On a regional basis, we see strength in the southwest, probably not surprising with oil and gas, and everything else is down. The northeast is probably doing the best of the other sectors but again slightly down. On the growth side, we still see, we’re taking market share and we are growing that side of the business. So we still see growth in our fleet card business both in the U.S. and Australia. On the kind of other payment solutions, we are very large with online travel, the Expedias, Pricelines and the Orbitzs. And we’ve seen good growth there. We talked about over 50% spend growth in the first quarter. We upped our trends of the rest of the year from 20% to 30% growth on spend to 25% to 35% growth just because we are seeing better trends in the first quarter.
And then we are expanding internationally. In the call, we couldn’t talk about it. We said we saw some opportunities with acquisitions. We’ve been aggressive trying to move our online travel vertical product to both the UK where we have signed two people and we feel very comfortable that we’re going to see some traction in Australia as well. And we then bought a company in the UK that allows us to get into the virtual card program but even with a prepaid product, not just our credit product. So seeing the growth in fleet, seeing the growth in other payments and seeing now further opportunities on the international side.
Good.

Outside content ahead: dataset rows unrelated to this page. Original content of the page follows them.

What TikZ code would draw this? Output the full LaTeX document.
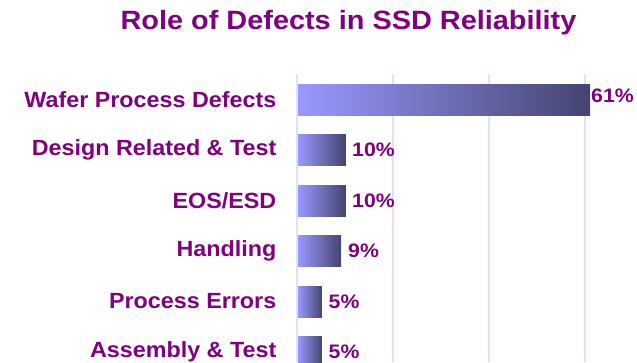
\documentclass[tikz,border=0pt]{standalone}
\usepackage{fontspec}
\setmainfont{Liberation Sans}[FakeStretch=1.09]
\newfontfamily\catfont{Liberation Sans}[FakeStretch=1.06]
\definecolor{txtpurple}{RGB}{128,0,128}
\definecolor{gridc}{RGB}{224,224,255}
\definecolor{barlight}{RGB}{153,153,255}
\definecolor{bardark}{RGB}{68,68,112}
\begin{document}
\begin{tikzpicture}[x=1pt,y=-1pt,
  cat/.style={anchor=east,text=txtpurple,font=\catfont\fontsize{22}{24}\selectfont\bfseries,inner sep=0pt},
  pct/.style={anchor=west,text=txtpurple,font=\fontsize{19.5}{22}\selectfont\bfseries,inner sep=0pt},
  bar/.style={left color=barlight,right color=bardark,draw=none},
  grid/.style={draw=gridc,line width=1.5pt}]
\useasboundingbox (0,0) rectangle (637,362);
\clip (0,0) rectangle (637,362);
% title
\node[text=txtpurple,font=\fontsize{26.5}{30}\selectfont\bfseries,inner sep=0pt] (title) at (348.5,23) {Role of Defects in SSD Reliability};
% gridlines
\foreach \gx/\gn in {297/g0,393/g1,489/g2,585/g3}{
  \coordinate (\gn top) at (\gx,74);
  \coordinate (\gn bot) at (\gx,362);
  \draw[grid] (\gn top) -- (\gn bot);
}
% bars
\foreach \i/\yc/\v/\lab in {1/99.5/61/{Wafer Process Defects},2/150/10/{Design Related \& Test},3/200.5/10/{EOS/ESD},4/251/9/{Handling},5/301.5/5/{Process Errors},6/352/5/{Assembly \& Test}}{
  \fill[bar] (298,\yc-15.5) rectangle ({298+4.79*\v},\yc+15.5);
  \node[cat] (lab\i) at (276.5,\yc) {\lab};
}
\node[pct] (p1) at (591,96) {61\%};
\node[pct] (p2) at (352,150) {10\%};
\node[pct] (p3) at (352,200.5) {10\%};
\node[pct] (p4) at (348,251) {9\%};
\node[pct] (p5) at (328.5,301.5) {5\%};
\node[pct] (p6) at (328.5,352) {5\%};
\end{tikzpicture}
\end{document}
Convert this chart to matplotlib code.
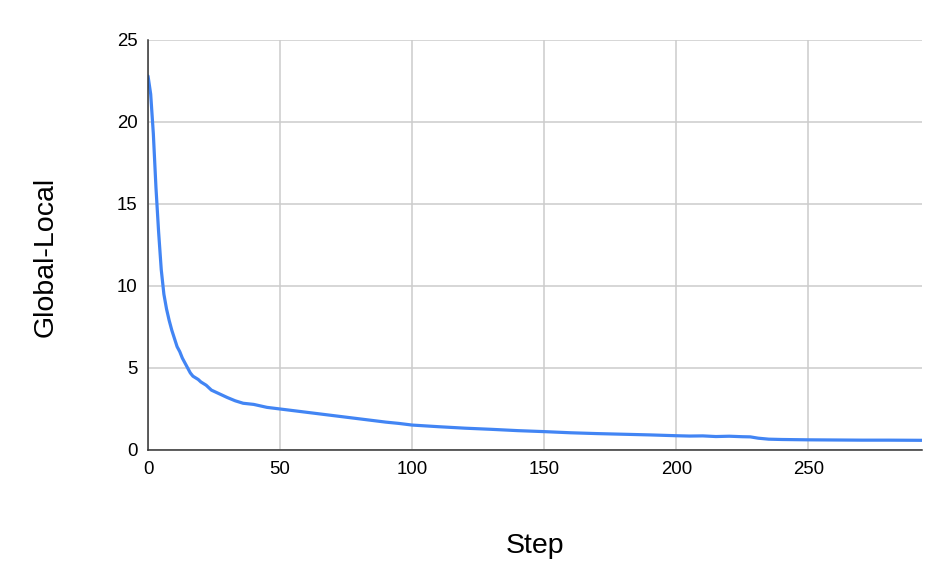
import matplotlib
matplotlib.use('Agg')
import matplotlib.pyplot as plt

# steps and Global-Local values
steps = [0, 1, 2, 3, 4, 5, 6, 7, 8, 9, 10, 11, 12, 13, 14, 15, 16, 17, 18, 19, 20,
         22, 24, 26, 28, 30, 33, 36, 40, 45, 50, 55, 60, 65, 70, 75, 80, 85, 90, 95,
         100, 110, 120, 130, 140, 150, 160, 170, 180, 190, 200, 205, 210, 215, 220,
         225, 228, 231, 235, 240, 250, 260, 270, 280, 293]
values = [22.8, 21.7, 19.3, 16.0, 13.3, 11.0, 9.5, 8.6, 7.9, 7.3, 6.8, 6.3, 6.0, 5.6,
          5.3, 5.0, 4.7, 4.5, 4.4, 4.3, 4.15, 3.95, 3.65, 3.5, 3.35, 3.2, 3.0, 2.85,
          2.78, 2.6, 2.5, 2.4, 2.3, 2.2, 2.1, 2.0, 1.9, 1.8, 1.7, 1.62, 1.52, 1.42,
          1.33, 1.26, 1.18, 1.12, 1.05, 1.0, 0.96, 0.92, 0.87, 0.85, 0.86, 0.82, 0.84,
          0.81, 0.80, 0.72, 0.66, 0.64, 0.62, 0.61, 0.60, 0.60, 0.59]
x_ticks = [0, 50, 100, 150, 200, 250]
y_ticks = [0, 5, 10, 15, 20, 25]

plt.rcParams['font.family'] = ['Liberation Sans', 'DejaVu Sans']

fig = plt.figure(figsize=(9.52, 5.88), dpi=100)
ax = fig.add_axes([0.1555, 0.2347, 0.813, 0.6973])

ax.plot(steps, values, color='#4285F4', linewidth=2.3, solid_joinstyle='round',
        solid_capstyle='round')

ax.set_xlim(0, 293)
ax.set_ylim(0, 25)
ax.set_xticks(x_ticks)
ax.set_yticks(y_ticks)
ax.grid(True, color='#cccccc', linewidth=1.1)
ax.set_axisbelow(True)
ax.tick_params(length=0, labelsize=13.4, colors='#000000')
ax.tick_params(axis='y', pad=7.5)
ax.tick_params(axis='x', pad=8)

for s in ['top', 'right']:
    ax.spines[s].set_visible(False)
for s in ['left', 'bottom']:
    ax.spines[s].set_color('#333333')
    ax.spines[s].set_linewidth(1.1)

ax.set_xlabel('Step', fontsize=20.5)
ax.set_ylabel('Global-Local', fontsize=20.5)
ax.xaxis.label.set_va('center')
ax.yaxis.label.set_va('center')
ax.xaxis.set_label_coords(0.5, -0.234)
ax.yaxis.set_label_coords(-0.1318, 0.47)

fig.savefig('out.png', dpi=100)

That’s good to hear. So maybe just to a level set now versus where you typically see growth at mid-cycle for both the online travel business as well as your traditional fleet business. What sort of the normal growth for both that we’re looking at it at mid-cycle same store?
Yeah, I think in the past, I mean, we don’t have great trends against previous recessions only because we were probably growing through it at that time. I think what we are seeing this time around, we would typically say that our same-store sales would pretty much track with GDP which didn’t happen in the first quarter. So I think we’re seeing some efficiencies played out in terms of fleet being smarter using GPS to try to be little bit more efficient in terms of their vehicle use. As they turn over vehicles, they’re probably buying more efficient vehicles, getting higher MPGs than the vehicles they turned in. So that’s probably why we are seeing kind of a flat versus the 2.2 GDP in the first quarter.
On the online travel, that one is hard to peg. Now I think if you look at the growth projections for people like Priceline or Expedia, it’s typically in the 10% range but with our program with hotels, there are still hotels not using cards today that are probably converting over and we’re getting some of that growth. There is also the fact that they continue to expand internationally and we are also getting some of that. So last year, I think there was $7.5 billion of spend with the online travel program, $2.5 billion of that was international and we’d like to believe that’s going to continue to expand.
I am asking because I am to trying to build back up to what your long term growth rates have been. Can you just remind us of your sort of long term revenue and –
I think we can see existing customers start to grow again, we would say mid-single digit growth on the fleet side, so 5%, 6%, 7%, but we talked about the OTA being very different. So we still try to say overall that our business model should be about a 10% revenue grower and then more in the bottom line. If you look at the last five years, we’ve actually grown 14% in the revenue in terms of our five year CAGR, and 21% in terms of EPS growth.